Task to complete: Restate each line of the listing exactly, without carrying over any pictures.

Dataset extract:
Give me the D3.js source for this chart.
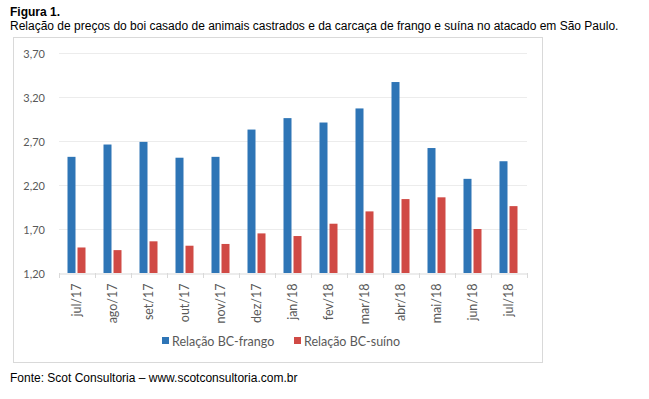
<!DOCTYPE html>
<html>
<head>
<meta charset="utf-8">
<script src="https://cdn.jsdelivr.net/npm/d3@7/dist/d3.min.js"></script>
<style>
  body { margin: 0; background: #fff; }
  svg text { font-family: "Liberation Sans", Arial, sans-serif; }
  .calib { font-family: Lato, "Open Sans", sans-serif; fill: #595959; }
</style>
</head>
<body>
<svg id="chart" width="649" height="399"></svg>
<script>
// categories and series
const months = ["jul/17", "ago/17", "set/17", "out/17", "nov/17", "dez/17", "jan/18",
                "fev/18", "mar/18", "abr/18", "mai/18", "jun/18", "jul/18"];
const frango = [2.52, 2.66, 2.69, 2.51, 2.52, 2.83, 2.96, 2.91, 3.07, 3.37, 2.62, 2.27, 2.47];
const suino = [1.49, 1.46, 1.56, 1.51, 1.53, 1.65, 1.62, 1.76, 1.90, 2.04, 2.06, 1.70, 1.96];
const yTicks = [1.2, 1.7, 2.2, 2.7, 3.2, 3.7];
const seriesNames = ["Relação BC-frango", "Relação BC-suíno"];
const colors = ["#2e75b6", "#d04a45"];

const svg = d3.select("#chart");

// header
svg.append("text").attr("x", 10).attr("y", 16)
  .style("font-size", "12px").style("font-weight", "bold").text("Figura 1.");
svg.append("text").attr("x", 10).attr("y", 30)
  .style("font-size", "12px").text("Relação de preços do boi casado de animais castrados e da carcaça de frango e suína no atacado em São Paulo.");

// chart frame
svg.append("rect").attr("x", 13.5).attr("y", 37.5).attr("width", 529).attr("height", 325)
  .attr("fill", "#fff").attr("stroke", "#d9d9d9");

const plot = { left: 59, right: 527, top: 53, bottom: 273 };

const x = d3.scaleBand().domain(months).range([plot.left, plot.right]);
const y = d3.scaleLinear().domain([1.2, 3.7]).range([plot.bottom, plot.top]);

// gridlines
svg.append("g").selectAll("line").data(yTicks.slice(1)).join("line")
  .attr("x1", plot.left).attr("x2", plot.right)
  .attr("y1", d => Math.round(y(d)) + 0.5).attr("y2", d => Math.round(y(d)) + 0.5)
  .attr("stroke", "#ececec");

// y axis labels
const yAxis = svg.append("g").attr("transform", `translate(${plot.left},0.5)`)
  .call(d3.axisLeft(y).tickValues(yTicks).tickSize(0).tickPadding(14)
    .tickFormat(d => d3.format(".2f")(d).replace(".", ",")));
yAxis.select(".domain").remove();
yAxis.selectAll("text").attr("class", "calib").style("font-size", "11px");

// bars
const bw = 8, gap = 2;
const groups = [frango, suino];
groups.forEach((vals, s) => {
  svg.append("g").selectAll("rect").data(vals).join("rect")
    .attr("x", (d, i) => x(months[i]) + x.bandwidth() / 2 - bw - gap / 2 + s * (bw + gap) - 0.5)
    .attr("y", d => y(d))
    .attr("width", bw)
    .attr("height", d => y(1.2) - y(d))
    .attr("fill", colors[s]);
});

// x axis
const xAxis = svg.append("g").attr("transform", `translate(0,${plot.bottom + 0.5})`)
  .call(d3.axisBottom(x).tickSize(0).tickPadding(0));
xAxis.select(".domain").attr("stroke", "#d9d9d9");
xAxis.selectAll(".tick line").remove();
xAxis.selectAll(".tick text")
  .attr("class", "calib")
  .style("font-size", "12.5px")
  .attr("text-anchor", "end")
  .attr("transform", "rotate(-90)")
  .attr("x", -10).attr("y", 0).attr("dy", "0.35em");
// boundary tick marks
svg.append("g").selectAll("line").data(d3.range(months.length + 1)).join("line")
  .attr("x1", i => Math.round(plot.left + i * x.step()) + 0.5)
  .attr("x2", i => Math.round(plot.left + i * x.step()) + 0.5)
  .attr("y1", plot.bottom).attr("y2", plot.bottom + 5)
  .attr("stroke", "#d9d9d9");

// legend
const legendX = [162, 294];
const legend = svg.append("g");
seriesNames.forEach((name, i) => {
  legend.append("rect").attr("x", legendX[i]).attr("y", 337).attr("width", 7).attr("height", 7)
    .attr("fill", colors[i]);
  legend.append("text").attr("class", "calib").attr("x", legendX[i] + 10).attr("y", 345.5)
    .style("font-size", "12.5px").text(name);
});

// source
svg.append("text").attr("x", 10).attr("y", 382)
  .style("font-size", "12px").text("Fonte: Scot Consultoria – www.scotconsultoria.com.br");
</script>
</body>
</html>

In response:
Give me the D3.js source for this chart.
<!DOCTYPE html>
<html>
<head>
<meta charset="utf-8">
<script src="https://cdn.jsdelivr.net/npm/d3@7/dist/d3.min.js"></script>
<style>
  body { margin: 0; background: #fff; }
  svg text { font-family: "Liberation Sans", Arial, sans-serif; }
  .calib { font-family: Lato, "Open Sans", sans-serif; fill: #595959; }
</style>
</head>
<body>
<svg id="chart" width="649" height="399"></svg>
<script>
// categories and series
const months = ["jul/17", "ago/17", "set/17", "out/17", "nov/17", "dez/17", "jan/18",
                "fev/18", "mar/18", "abr/18", "mai/18", "jun/18", "jul/18"];
const frango = [2.52, 2.66, 2.69, 2.51, 2.52, 2.83, 2.96, 2.91, 3.07, 3.37, 2.62, 2.27, 2.47];
const suino = [1.49, 1.46, 1.56, 1.51, 1.53, 1.65, 1.62, 1.76, 1.90, 2.04, 2.06, 1.70, 1.96];
const yTicks = [1.2, 1.7, 2.2, 2.7, 3.2, 3.7];
const seriesNames = ["Relação BC-frango", "Relação BC-suíno"];
const colors = ["#2e75b6", "#d04a45"];

const svg = d3.select("#chart");

// header
svg.append("text").attr("x", 10).attr("y", 16)
  .style("font-size", "12px").style("font-weight", "bold").text("Figura 1.");
svg.append("text").attr("x", 10).attr("y", 30)
  .style("font-size", "12px").text("Relação de preços do boi casado de animais castrados e da carcaça de frango e suína no atacado em São Paulo.");

// chart frame
svg.append("rect").attr("x", 13.5).attr("y", 37.5).attr("width", 529).attr("height", 325)
  .attr("fill", "#fff").attr("stroke", "#d9d9d9");

const plot = { left: 59, right: 527, top: 53, bottom: 273 };

const x = d3.scaleBand().domain(months).range([plot.left, plot.right]);
const y = d3.scaleLinear().domain([1.2, 3.7]).range([plot.bottom, plot.top]);

// gridlines
svg.append("g").selectAll("line").data(yTicks.slice(1)).join("line")
  .attr("x1", plot.left).attr("x2", plot.right)
  .attr("y1", d => Math.round(y(d)) + 0.5).attr("y2", d => Math.round(y(d)) + 0.5)
  .attr("stroke", "#ececec");

// y axis labels
const yAxis = svg.append("g").attr("transform", `translate(${plot.left},0.5)`)
  .call(d3.axisLeft(y).tickValues(yTicks).tickSize(0).tickPadding(14)
    .tickFormat(d => d3.format(".2f")(d).replace(".", ",")));
yAxis.select(".domain").remove();
yAxis.selectAll("text").attr("class", "calib").style("font-size", "11px");

// bars
const bw = 8, gap = 2;
const groups = [frango, suino];
groups.forEach((vals, s) => {
  svg.append("g").selectAll("rect").data(vals).join("rect")
    .attr("x", (d, i) => x(months[i]) + x.bandwidth() / 2 - bw - gap / 2 + s * (bw + gap) - 0.5)
    .attr("y", d => y(d))
    .attr("width", bw)
    .attr("height", d => y(1.2) - y(d))
    .attr("fill", colors[s]);
});

// x axis
const xAxis = svg.append("g").attr("transform", `translate(0,${plot.bottom + 0.5})`)
  .call(d3.axisBottom(x).tickSize(0).tickPadding(0));
xAxis.select(".domain").attr("stroke", "#d9d9d9");
xAxis.selectAll(".tick line").remove();
xAxis.selectAll(".tick text")
  .attr("class", "calib")
  .style("font-size", "12.5px")
  .attr("text-anchor", "end")
  .attr("transform", "rotate(-90)")
  .attr("x", -10).attr("y", 0).attr("dy", "0.35em");
// boundary tick marks
svg.append("g").selectAll("line").data(d3.range(months.length + 1)).join("line")
  .attr("x1", i => Math.round(plot.left + i * x.step()) + 0.5)
  .attr("x2", i => Math.round(plot.left + i * x.step()) + 0.5)
  .attr("y1", plot.bottom).attr("y2", plot.bottom + 5)
  .attr("stroke", "#d9d9d9");

// legend
const legendX = [162, 294];
const legend = svg.append("g");
seriesNames.forEach((name, i) => {
  legend.append("rect").attr("x", legendX[i]).attr("y", 337).attr("width", 7).attr("height", 7)
    .attr("fill", colors[i]);
  legend.append("text").attr("class", "calib").attr("x", legendX[i] + 10).attr("y", 345.5)
    .style("font-size", "12.5px").text(name);
});

// source
svg.append("text").attr("x", 10).attr("y", 382)
  .style("font-size", "12px").text("Fonte: Scot Consultoria – www.scotconsultoria.com.br");
</script>
</body>
</html>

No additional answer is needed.